■ **SHORT PROBLEM**: Write out the listing below exactly, and omit any images you find in it.

Entries from a dataset
::::::::
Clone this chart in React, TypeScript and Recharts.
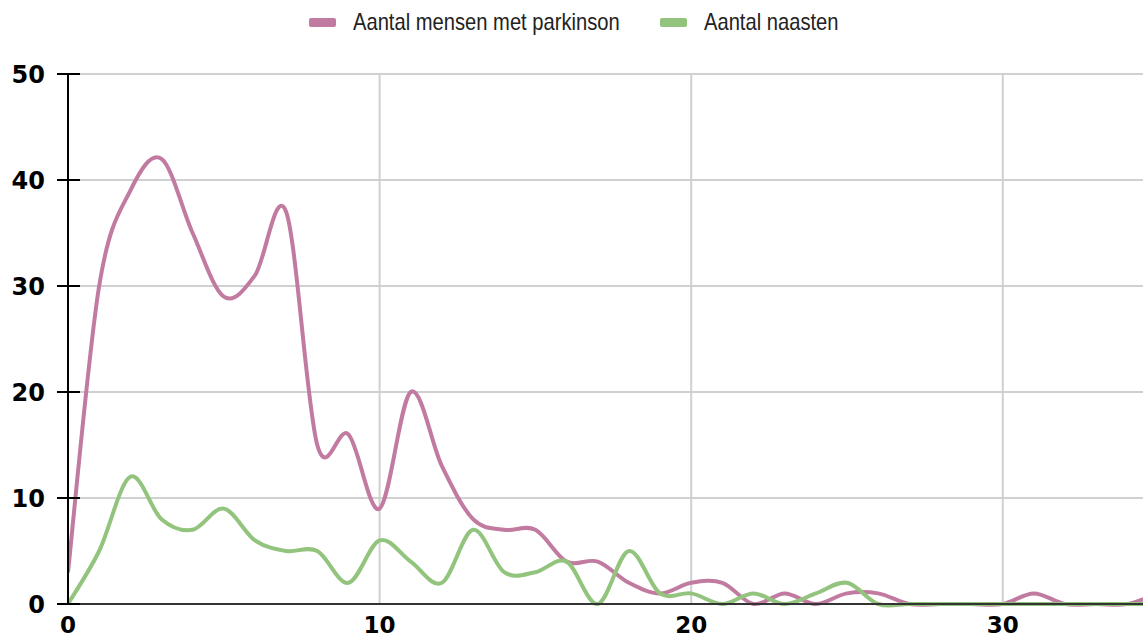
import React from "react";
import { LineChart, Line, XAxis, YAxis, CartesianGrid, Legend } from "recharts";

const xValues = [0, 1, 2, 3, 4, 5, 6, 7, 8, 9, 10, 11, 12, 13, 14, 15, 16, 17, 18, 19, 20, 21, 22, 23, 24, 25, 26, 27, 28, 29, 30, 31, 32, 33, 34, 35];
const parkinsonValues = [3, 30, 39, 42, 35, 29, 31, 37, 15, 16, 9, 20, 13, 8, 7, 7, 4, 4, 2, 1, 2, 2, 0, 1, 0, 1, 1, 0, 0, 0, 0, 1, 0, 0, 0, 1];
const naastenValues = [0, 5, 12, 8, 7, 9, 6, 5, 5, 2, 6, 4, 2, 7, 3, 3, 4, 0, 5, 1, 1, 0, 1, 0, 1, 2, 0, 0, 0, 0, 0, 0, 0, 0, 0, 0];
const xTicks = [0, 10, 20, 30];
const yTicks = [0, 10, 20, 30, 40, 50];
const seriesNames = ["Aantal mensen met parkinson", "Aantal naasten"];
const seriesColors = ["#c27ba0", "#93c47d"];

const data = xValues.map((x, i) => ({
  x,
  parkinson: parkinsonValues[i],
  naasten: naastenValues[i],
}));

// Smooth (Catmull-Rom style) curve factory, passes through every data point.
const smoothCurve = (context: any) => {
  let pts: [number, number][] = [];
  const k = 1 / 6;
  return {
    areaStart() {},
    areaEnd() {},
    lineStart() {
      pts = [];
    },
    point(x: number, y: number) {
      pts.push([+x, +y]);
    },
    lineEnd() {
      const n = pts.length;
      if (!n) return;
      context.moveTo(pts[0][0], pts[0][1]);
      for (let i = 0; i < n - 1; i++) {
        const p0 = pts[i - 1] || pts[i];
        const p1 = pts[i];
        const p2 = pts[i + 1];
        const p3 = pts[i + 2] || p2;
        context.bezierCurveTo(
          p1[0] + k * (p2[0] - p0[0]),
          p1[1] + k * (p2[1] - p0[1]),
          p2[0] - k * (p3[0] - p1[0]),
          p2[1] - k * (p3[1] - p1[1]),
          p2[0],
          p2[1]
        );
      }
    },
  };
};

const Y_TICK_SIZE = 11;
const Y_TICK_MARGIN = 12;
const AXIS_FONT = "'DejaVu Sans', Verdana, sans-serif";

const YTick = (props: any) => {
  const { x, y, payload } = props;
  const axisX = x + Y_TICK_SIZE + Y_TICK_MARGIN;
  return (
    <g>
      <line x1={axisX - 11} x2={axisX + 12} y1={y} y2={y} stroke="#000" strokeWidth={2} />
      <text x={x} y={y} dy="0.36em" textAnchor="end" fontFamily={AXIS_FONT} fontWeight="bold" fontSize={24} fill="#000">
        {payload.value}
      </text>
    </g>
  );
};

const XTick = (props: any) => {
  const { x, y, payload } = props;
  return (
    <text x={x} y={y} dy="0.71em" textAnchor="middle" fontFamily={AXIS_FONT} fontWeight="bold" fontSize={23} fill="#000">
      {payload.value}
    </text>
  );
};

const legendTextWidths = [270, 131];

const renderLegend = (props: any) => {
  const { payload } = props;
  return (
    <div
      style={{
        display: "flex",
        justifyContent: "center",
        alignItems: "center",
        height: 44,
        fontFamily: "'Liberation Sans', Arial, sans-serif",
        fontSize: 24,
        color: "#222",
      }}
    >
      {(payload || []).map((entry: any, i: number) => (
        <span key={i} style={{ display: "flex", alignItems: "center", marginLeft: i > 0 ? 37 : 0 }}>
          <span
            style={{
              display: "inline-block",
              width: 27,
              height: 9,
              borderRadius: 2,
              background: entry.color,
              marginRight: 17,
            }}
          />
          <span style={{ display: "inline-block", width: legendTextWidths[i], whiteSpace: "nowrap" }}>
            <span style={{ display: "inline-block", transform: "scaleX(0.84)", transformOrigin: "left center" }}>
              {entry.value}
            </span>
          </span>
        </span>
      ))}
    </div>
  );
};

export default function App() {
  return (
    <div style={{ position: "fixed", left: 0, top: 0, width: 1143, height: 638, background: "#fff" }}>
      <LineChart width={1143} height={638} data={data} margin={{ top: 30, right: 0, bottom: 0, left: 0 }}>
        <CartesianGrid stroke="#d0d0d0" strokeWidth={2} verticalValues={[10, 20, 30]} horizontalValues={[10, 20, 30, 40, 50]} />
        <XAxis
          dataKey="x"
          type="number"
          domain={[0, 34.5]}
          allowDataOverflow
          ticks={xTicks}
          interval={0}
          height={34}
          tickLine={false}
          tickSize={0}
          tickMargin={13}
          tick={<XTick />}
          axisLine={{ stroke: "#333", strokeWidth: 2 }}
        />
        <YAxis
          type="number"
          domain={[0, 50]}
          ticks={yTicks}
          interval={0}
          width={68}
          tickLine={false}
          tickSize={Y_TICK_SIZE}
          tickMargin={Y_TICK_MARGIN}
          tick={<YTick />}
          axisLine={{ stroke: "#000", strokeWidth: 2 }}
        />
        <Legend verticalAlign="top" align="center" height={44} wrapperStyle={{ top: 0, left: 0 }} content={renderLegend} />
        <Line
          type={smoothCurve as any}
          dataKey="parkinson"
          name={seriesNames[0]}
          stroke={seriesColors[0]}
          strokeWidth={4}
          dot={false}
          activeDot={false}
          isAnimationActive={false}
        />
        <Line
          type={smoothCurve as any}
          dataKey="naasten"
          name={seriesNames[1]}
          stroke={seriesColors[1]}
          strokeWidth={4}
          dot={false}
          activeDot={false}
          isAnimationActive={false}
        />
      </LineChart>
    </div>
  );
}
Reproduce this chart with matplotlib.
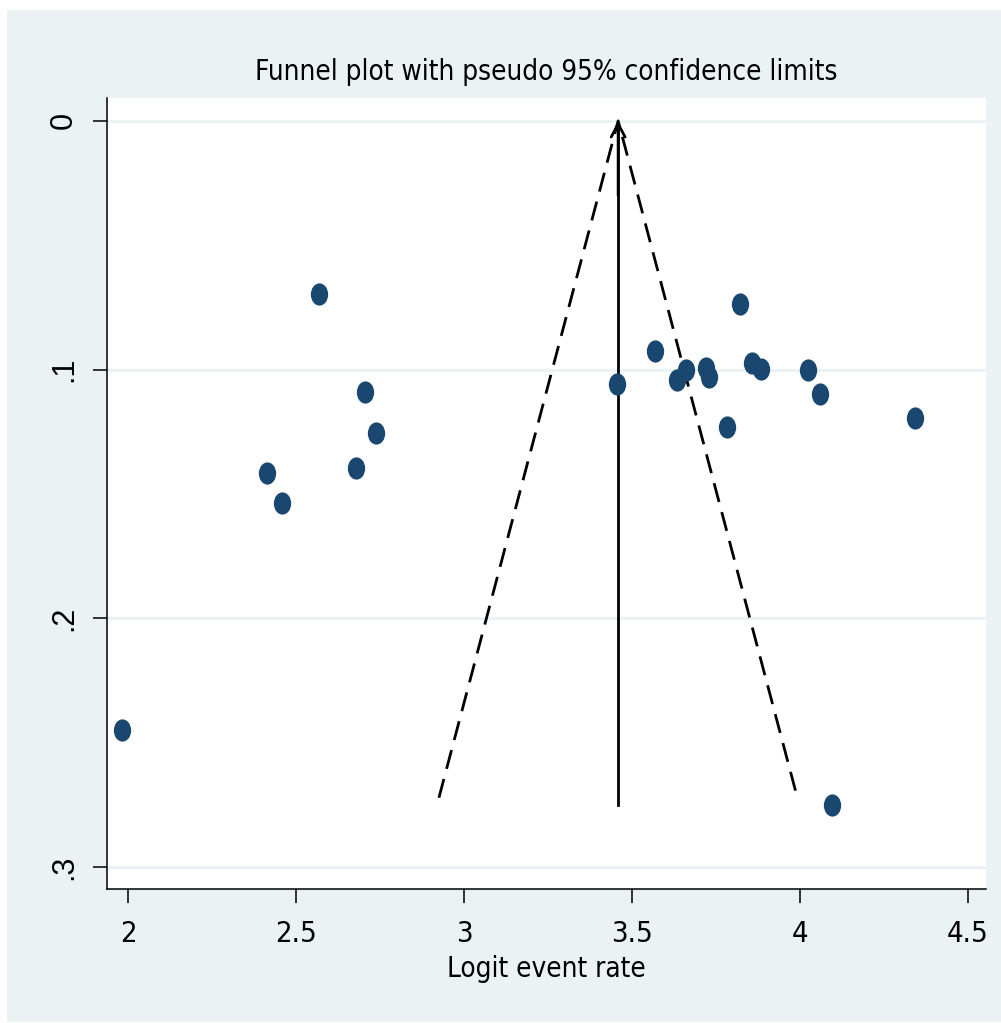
::::::::
■ **WRITTEN ANSWER**:
Clone this chart in React, TypeScript and Recharts.
import React from "react";
import { LineChart, Line, XAxis, YAxis, CartesianGrid, Legend } from "recharts";

const xValues = [0, 1, 2, 3, 4, 5, 6, 7, 8, 9, 10, 11, 12, 13, 14, 15, 16, 17, 18, 19, 20, 21, 22, 23, 24, 25, 26, 27, 28, 29, 30, 31, 32, 33, 34, 35];
const parkinsonValues = [3, 30, 39, 42, 35, 29, 31, 37, 15, 16, 9, 20, 13, 8, 7, 7, 4, 4, 2, 1, 2, 2, 0, 1, 0, 1, 1, 0, 0, 0, 0, 1, 0, 0, 0, 1];
const naastenValues = [0, 5, 12, 8, 7, 9, 6, 5, 5, 2, 6, 4, 2, 7, 3, 3, 4, 0, 5, 1, 1, 0, 1, 0, 1, 2, 0, 0, 0, 0, 0, 0, 0, 0, 0, 0];
const xTicks = [0, 10, 20, 30];
const yTicks = [0, 10, 20, 30, 40, 50];
const seriesNames = ["Aantal mensen met parkinson", "Aantal naasten"];
const seriesColors = ["#c27ba0", "#93c47d"];

const data = xValues.map((x, i) => ({
  x,
  parkinson: parkinsonValues[i],
  naasten: naastenValues[i],
}));

// Smooth (Catmull-Rom style) curve factory, passes through every data point.
const smoothCurve = (context: any) => {
  let pts: [number, number][] = [];
  const k = 1 / 6;
  return {
    areaStart() {},
    areaEnd() {},
    lineStart() {
      pts = [];
    },
    point(x: number, y: number) {
      pts.push([+x, +y]);
    },
    lineEnd() {
      const n = pts.length;
      if (!n) return;
      context.moveTo(pts[0][0], pts[0][1]);
      for (let i = 0; i < n - 1; i++) {
        const p0 = pts[i - 1] || pts[i];
        const p1 = pts[i];
        const p2 = pts[i + 1];
        const p3 = pts[i + 2] || p2;
        context.bezierCurveTo(
          p1[0] + k * (p2[0] - p0[0]),
          p1[1] + k * (p2[1] - p0[1]),
          p2[0] - k * (p3[0] - p1[0]),
          p2[1] - k * (p3[1] - p1[1]),
          p2[0],
          p2[1]
        );
      }
    },
  };
};

const Y_TICK_SIZE = 11;
const Y_TICK_MARGIN = 12;
const AXIS_FONT = "'DejaVu Sans', Verdana, sans-serif";

const YTick = (props: any) => {
  const { x, y, payload } = props;
  const axisX = x + Y_TICK_SIZE + Y_TICK_MARGIN;
  return (
    <g>
      <line x1={axisX - 11} x2={axisX + 12} y1={y} y2={y} stroke="#000" strokeWidth={2} />
      <text x={x} y={y} dy="0.36em" textAnchor="end" fontFamily={AXIS_FONT} fontWeight="bold" fontSize={24} fill="#000">
        {payload.value}
      </text>
    </g>
  );
};

const XTick = (props: any) => {
  const { x, y, payload } = props;
  return (
    <text x={x} y={y} dy="0.71em" textAnchor="middle" fontFamily={AXIS_FONT} fontWeight="bold" fontSize={23} fill="#000">
      {payload.value}
    </text>
  );
};

const legendTextWidths = [270, 131];

const renderLegend = (props: any) => {
  const { payload } = props;
  return (
    <div
      style={{
        display: "flex",
        justifyContent: "center",
        alignItems: "center",
        height: 44,
        fontFamily: "'Liberation Sans', Arial, sans-serif",
        fontSize: 24,
        color: "#222",
      }}
    >
      {(payload || []).map((entry: any, i: number) => (
        <span key={i} style={{ display: "flex", alignItems: "center", marginLeft: i > 0 ? 37 : 0 }}>
          <span
            style={{
              display: "inline-block",
              width: 27,
              height: 9,
              borderRadius: 2,
              background: entry.color,
              marginRight: 17,
            }}
          />
          <span style={{ display: "inline-block", width: legendTextWidths[i], whiteSpace: "nowrap" }}>
            <span style={{ display: "inline-block", transform: "scaleX(0.84)", transformOrigin: "left center" }}>
              {entry.value}
            </span>
          </span>
        </span>
      ))}
    </div>
  );
};

export default function App() {
  return (
    <div style={{ position: "fixed", left: 0, top: 0, width: 1143, height: 638, background: "#fff" }}>
      <LineChart width={1143} height={638} data={data} margin={{ top: 30, right: 0, bottom: 0, left: 0 }}>
        <CartesianGrid stroke="#d0d0d0" strokeWidth={2} verticalValues={[10, 20, 30]} horizontalValues={[10, 20, 30, 40, 50]} />
        <XAxis
          dataKey="x"
          type="number"
          domain={[0, 34.5]}
          allowDataOverflow
          ticks={xTicks}
          interval={0}
          height={34}
          tickLine={false}
          tickSize={0}
          tickMargin={13}
          tick={<XTick />}
          axisLine={{ stroke: "#333", strokeWidth: 2 }}
        />
        <YAxis
          type="number"
          domain={[0, 50]}
          ticks={yTicks}
          interval={0}
          width={68}
          tickLine={false}
          tickSize={Y_TICK_SIZE}
          tickMargin={Y_TICK_MARGIN}
          tick={<YTick />}
          axisLine={{ stroke: "#000", strokeWidth: 2 }}
        />
        <Legend verticalAlign="top" align="center" height={44} wrapperStyle={{ top: 0, left: 0 }} content={renderLegend} />
        <Line
          type={smoothCurve as any}
          dataKey="parkinson"
          name={seriesNames[0]}
          stroke={seriesColors[0]}
          strokeWidth={4}
          dot={false}
          activeDot={false}
          isAnimationActive={false}
        />
        <Line
          type={smoothCurve as any}
          dataKey="naasten"
          name={seriesNames[1]}
          stroke={seriesColors[1]}
          strokeWidth={4}
          dot={false}
          activeDot={false}
          isAnimationActive={false}
        />
      </LineChart>
    </div>
  );
}
Reproduce this chart with matplotlib.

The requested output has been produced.